Journalists enjoy a privilege and a platform to use their experience to tell the American people a clear story of how rioters encouraged by the president almost succeeded in orchestrating a mass execution event at the Capitol. If reporters have to contort themselves into a sanitized, “objective” view of what happened on January 6, either because that has become their comfort zone or because they have been coerced by newsroom leaders into treating one of the most important stories in American history like a meaningless soliloquy on the Senate floor, we all lose.
The work of undoing decades of “training” in divorcing humanity from political coverage will not happen overnight. I keep thinking about the House impeachment managers who repeatedly have asked, “if this is not an impeachable offense, what is?” And I have asked myself, if this is not the event that frees reporters from the chains of “both-sidesism,” when one side, the Republicans, contributed to an attack in which reporters almost died, what will?

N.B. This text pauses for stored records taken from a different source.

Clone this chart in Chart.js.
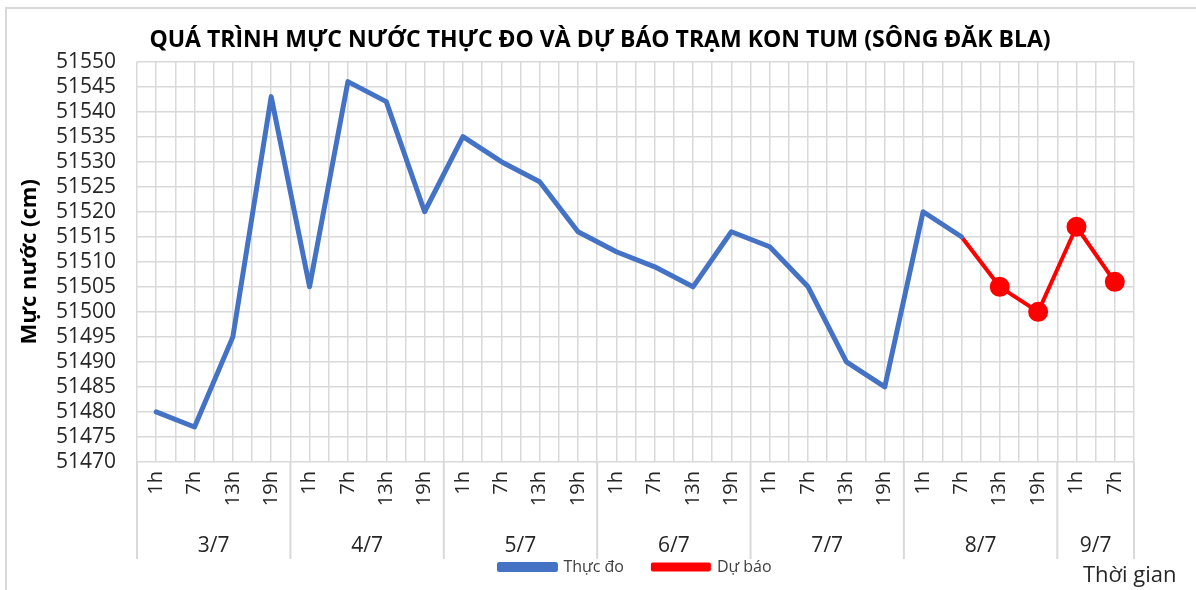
<!DOCTYPE html>
<html lang="vi">
<head>
<meta charset="utf-8">
<title>Mực nước Kon Tum</title>
<script src="https://cdn.jsdelivr.net/npm/chart.js@4.4.1/dist/chart.umd.min.js"></script>
<style>
    html, body { margin: 0; padding: 0; background: #fff; overflow: hidden; }
    .khung {
        position: absolute; left: 5px; top: 7px; width: 1300px; height: 700px;
        border-left: 2px solid #d9d9d9; border-top: 2px solid #d9d9d9;
    }
    .hop-bieu-do { position: absolute; left: 0; top: 0; width: 1196px; height: 590px; }
</style>
</head>
<body>
<div class="khung"></div>
<div class="hop-bieu-do"><canvas id="mucNuocChart"></canvas></div>
<script>
// Ngày và các mốc giờ trong từng ngày
const ngay = ["3/7", "4/7", "5/7", "6/7", "7/7", "8/7", "9/7"];
const gioQuanTrac = ["1h", "7h", "13h", "19h"];
const soMocMoiNgay = [4, 4, 4, 4, 4, 4, 2];

// Mực nước thực đo (cm)
const thucDo = [
    51480, 51477, 51495, 51543,
    51505, 51546, 51542, 51520,
    51535, 51530, 51526, 51516,
    51512, 51509, 51505, 51516,
    51513, 51505, 51490, 51485,
    51520, 51515, null, null,
    null, null,
];

// Mực nước dự báo (cm), nối tiếp từ điểm thực đo cuối
const duBao = [
    null, null, null, null,
    null, null, null, null,
    null, null, null, null,
    null, null, null, null,
    null, null, null, null,
    null, 51515, 51505, 51500,
    51517, 51506,
];

// Trục tung
const yMin = 51470;
const yMax = 51550;
const yBuoc = 5;

// Nhãn trục hoành: mỗi ngày lấy số mốc giờ tương ứng
const nhanGio = [];
soMocMoiNgay.forEach((n) => {
    for (let i = 0; i < n; i++) nhanGio.push(gioQuanTrac[i]);
});
const viTriNoi = thucDo.length - 1 - [...thucDo].reverse().findIndex((v) => v !== null);

const FONT = "'Open Sans', 'Noto Sans', sans-serif";
const MAU_LUOI = "#d9d9d9";

// Vẽ nhãn ngày, vạch chia ngày và chữ "Thời gian"
const nhanNgayPlugin = {
    id: "nhanNgay",
    afterDraw(chart) {
        const ctx = chart.ctx;
        const xs = chart.scales.x;
        const area = chart.chartArea;
        const nua = (xs.getPixelForTick(1) - xs.getPixelForTick(0)) / 2;
        const day = area.bottom + 97;

        ctx.save();
        ctx.strokeStyle = MAU_LUOI;
        ctx.lineWidth = 2;
        ctx.fillStyle = "#262626";
        ctx.font = "21px " + FONT;
        ctx.textAlign = "center";
        ctx.textBaseline = "middle";

        let idx = 0;
        const x0 = xs.getPixelForTick(0) - nua;
        ctx.beginPath();
        ctx.moveTo(x0, area.bottom);
        ctx.lineTo(x0, day);
        ctx.stroke();
        ngay.forEach((d, i) => {
            const n = soMocMoiNgay[i];
            const trai = xs.getPixelForTick(idx) - nua;
            const phai = xs.getPixelForTick(idx + n - 1) + nua;
            ctx.beginPath();
            ctx.moveTo(phai, area.bottom);
            ctx.lineTo(phai, day);
            ctx.stroke();
            ctx.fillText(d, (trai + phai) / 2, area.bottom + 84);
            idx += n;
        });

        ctx.textAlign = "left";
        ctx.font = "22px " + FONT;
        ctx.fillText("Thời gian", area.right - 51, area.bottom + 114);
        ctx.restore();
    },
};

document.addEventListener("DOMContentLoaded", function () {
    const el = document.getElementById("mucNuocChart");
    if (!el) return;

    new Chart(el.getContext("2d"), {
        type: "line",
        data: {
            labels: nhanGio,
            datasets: [
                {
                    label: "Thực đo",
                    data: thucDo,
                    borderColor: "#4472c4",
                    backgroundColor: "#4472c4",
                    borderWidth: 5,
                    pointRadius: 0,
                    borderJoinStyle: "round",
                    borderCapStyle: "round",
                    tension: 0,
                },
                {
                    label: "Dự báo",
                    data: duBao,
                    borderColor: "#ff0000",
                    backgroundColor: "#ff0000",
                    borderWidth: 4,
                    pointRadius: (c) => (c.dataIndex > viTriNoi ? 8 : 0),
                    pointBackgroundColor: "#ff0000",
                    pointBorderColor: "#ff0000",
                    borderJoinStyle: "round",
                    tension: 0,
                },
            ],
        },
        options: {
            responsive: true,
            maintainAspectRatio: false,
            animation: false,
            layout: { padding: { left: 4, right: 0, top: 0, bottom: 5 } },
            plugins: {
                tooltip: { enabled: false },
                title: {
                    display: true,
                    text: "QUÁ TRÌNH MỰC NƯỚC THỰC ĐO VÀ DỰ BÁO TRẠM KON TUM (SÔNG ĐĂK BLA)",
                    color: "#000",
                    font: { family: FONT, size: 23, weight: "bold" },
                    padding: { top: 27, bottom: 7 },
                },
                legend: {
                    position: "bottom",
                    fullSize: false,
                    labels: {
                        color: "#404040",
                        font: { family: FONT, size: 16 },
                        boxWidth: 56,
                        boxHeight: 5,
                        padding: 4,
                        // thêm khoảng trống sau chữ để tách hai mục chú giải
                        generateLabels: (chart) =>
                            Chart.defaults.plugins.legend.labels
                                .generateLabels(chart)
                                .map((item, i, arr) => {
                                    if (i < arr.length - 1) item.text += "      ";
                                    return item;
                                }),
                    },
                },
            },
            scales: {
                x: {
                    type: "category",
                    offset: true,
                    grid: { color: MAU_LUOI, lineWidth: 1.5, offset: true, drawTicks: false },
                    border: { display: false },
                    ticks: {
                        color: "#262626",
                        font: { family: FONT, size: 20 },
                        minRotation: 90,
                        maxRotation: 90,
                        padding: 9,
                        autoSkip: false,
                    },
                    afterFit: (s) => { s.height = 93; },
                },
                x2: {
                    type: "category",
                    labels: nhanGio,
                    position: "top",
                    offset: true,
                    grid: { color: MAU_LUOI, lineWidth: 1.5, offset: false, drawTicks: false },
                    border: { display: false },
                    ticks: { display: false },
                },
                y: {
                    min: yMin,
                    max: yMax,
                    grid: { color: MAU_LUOI, lineWidth: 1.5, drawTicks: false },
                    border: { display: false },
                    ticks: {
                        stepSize: yBuoc,
                        maxTicksLimit: 30,
                        autoSkip: false,
                        callback: (v) => String(v),
                        color: "#262626",
                        font: { family: FONT, size: 21 },
                        padding: 21,
                    },
                    title: {
                        display: true,
                        text: "Mực nước (cm)",
                        color: "#000",
                        font: { family: FONT, size: 22, weight: "bold" },
                        padding: { top: 13, bottom: 0 },
                    },
                    afterFit: (s) => { s.width = 133; },
                },
                yPhai: {
                    position: "right",
                    display: true,
                    grid: { display: false },
                    border: { display: false },
                    ticks: { display: false },
                    afterFit: (s) => { s.width = 62; },
                },
            },
        },
        plugins: [nhanNgayPlugin],
    });
});
</script>
</body>
</html>
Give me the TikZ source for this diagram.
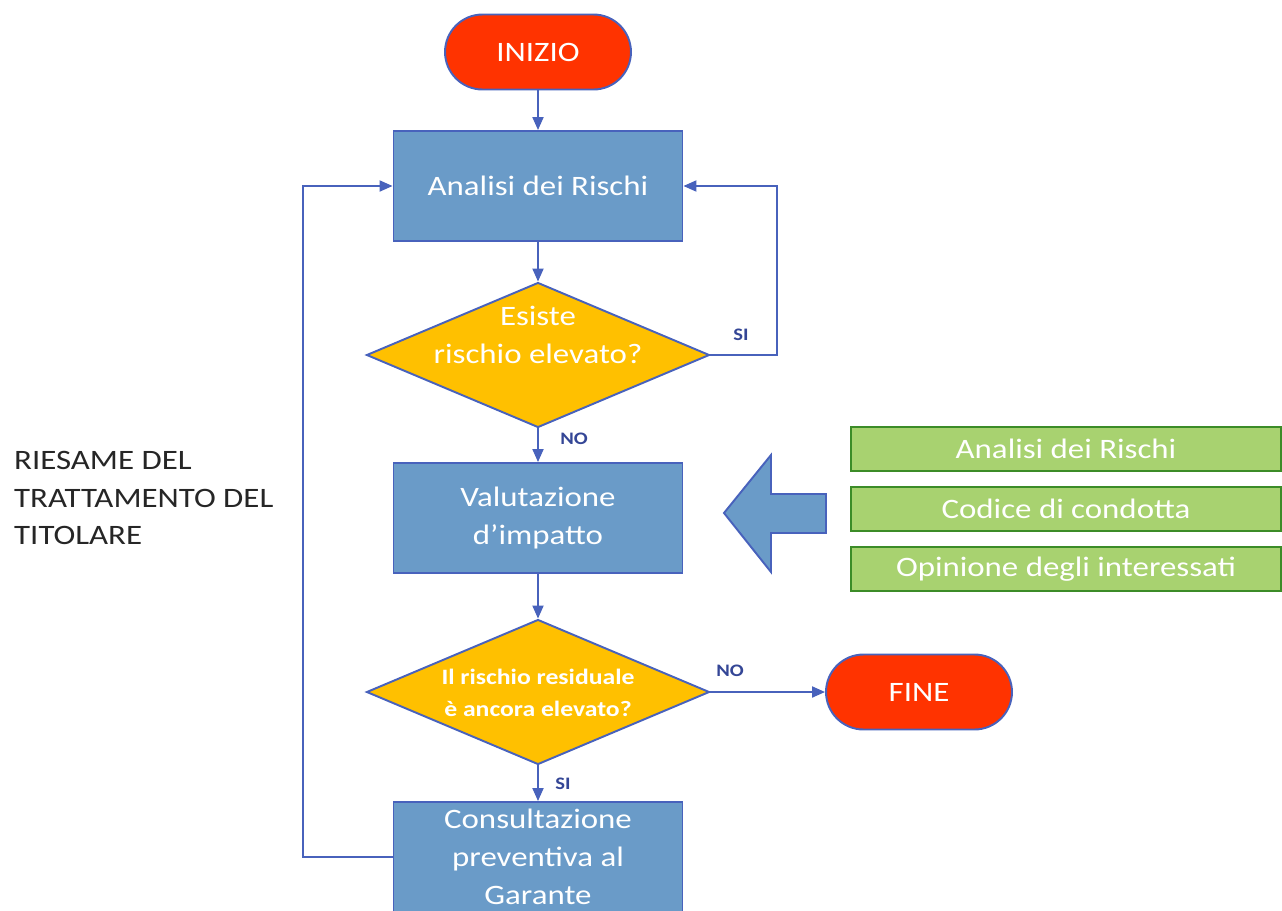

In March 2016, when I voluntarily left a relatively high-profile career in political journalism, young and ascending the golden ladder of the field, the question I faced most often was, “Why?” The real answer was long and complicated, and centered largely around how useless to the project of government accountability I felt, constrained by the orthodoxy of separating morality from regular coverage of Congress. But the brief, social answer I have settled on as my stock response is, “I didn’t want to die at a Donald Trump rally.”
In 2021, reporters did almost die at a Donald Trump rally. And if their editors don’t help them adjust the norms of the work and make them feel empowered to report as if their own lives matter, I fear many more talented people—journalists who don’t see themselves as divorced from their fellow citizens; who want to strengthen this nation’s civic fabric and materially improve the lives of Americans—could give up on this project. And the existential threat to the republic will persist and grow.